Vitor Odisio, da construtora Thavi, também acha: “Bolsonaro não leva essa eleição de forma nenhuma com essa formação de TSE e essas urnas [eletrônicas]. Esquece.” Sua receita: “Tem que intervir antes, esquecer o TSE, montar uma comissão eleitoral (como quase todos os países do mundo fazem), votação em papel e segue o jogo. Simples assim! Depois da eleição já era, vai ser esperneio.”
Meyer Nigri, da construtora Tecnisa, subiu o tom: “O STF será o responsável por uma guerra civil no Brasil.” E Marco Aurélio Raymundo, mais conhecido como Morongo, comerciante de roupas esportivas, especulou: “Se for vencedor o lado que defendemos, o sangue das vítimas se tornam [sic] sangue de heróis!”
Há expectativa sobre a participação das Forças Armadas no comício de Bolsonaro no 7 de setembro no Rio. O candidato à reeleição apropriou-se da celebração dos 200 anos da Independência na cidade. Liquidou o tradicional desfile militar no Centro e programa ato de campanha em Copacabana com cenário de bandas de fuzileiros, desfile de navios e exibição da Esquadrilha da Fumaça.

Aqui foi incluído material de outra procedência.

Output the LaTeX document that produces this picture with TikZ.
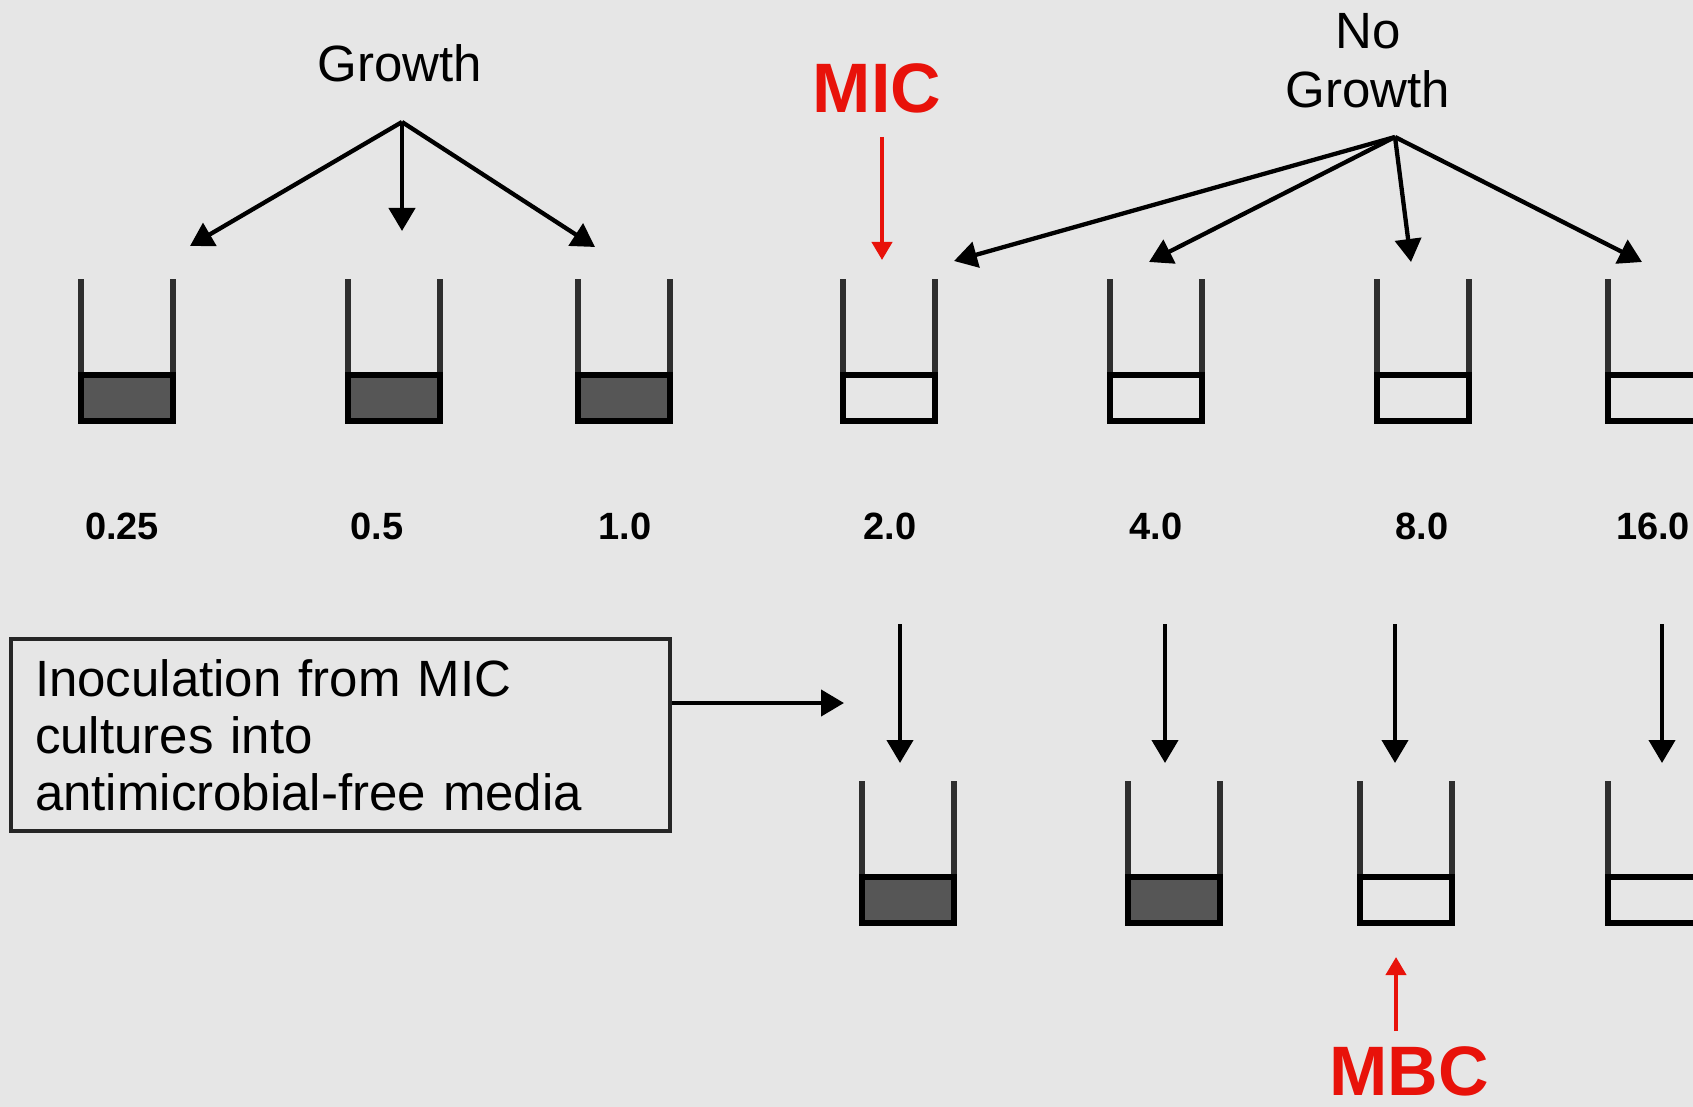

Raymundo, o Morongo, parece crédulo em mensagem decisiva do engajamento militar. “O 7 de setembro está sendo programado para unir o povo e o Exército e ao mesmo tempo deixar claro de que lado o Exército está” —acredita. “Estratégia top e o palco será o Rio. A cidade ícone brasileira no exterior. Vai deixar muito claro.”
Apostas na ruptura política traduzem o temor da derrota nas urnas e o receio desses empresários de acabar no fim da fila de órfãos do poder. Os extratos das conversas revelam agruras de uma fração da direita brasileira diante do próprio fracasso em ganhar uma eleição, montar uma coalizão partidária e realizar um governo conservador e competente, algo comum na paisagem de outros países.
Mostram, também, um grupo de empresários aprisionado num pauperismo de ideias que nada têm a ver com a renovação do pensamento autoritário marcante na vida política do século passado.
São candidatos ao retrato na galeria desenhada pelo industrial Antonio Ermírio de Moraes numa reunião da Fiesp, anos atrás, diante de alguns empresários apreensivos com o retorno do país à democracia: “O negócio de vocês é perpetuar a esperteza como sinônimo de competência.”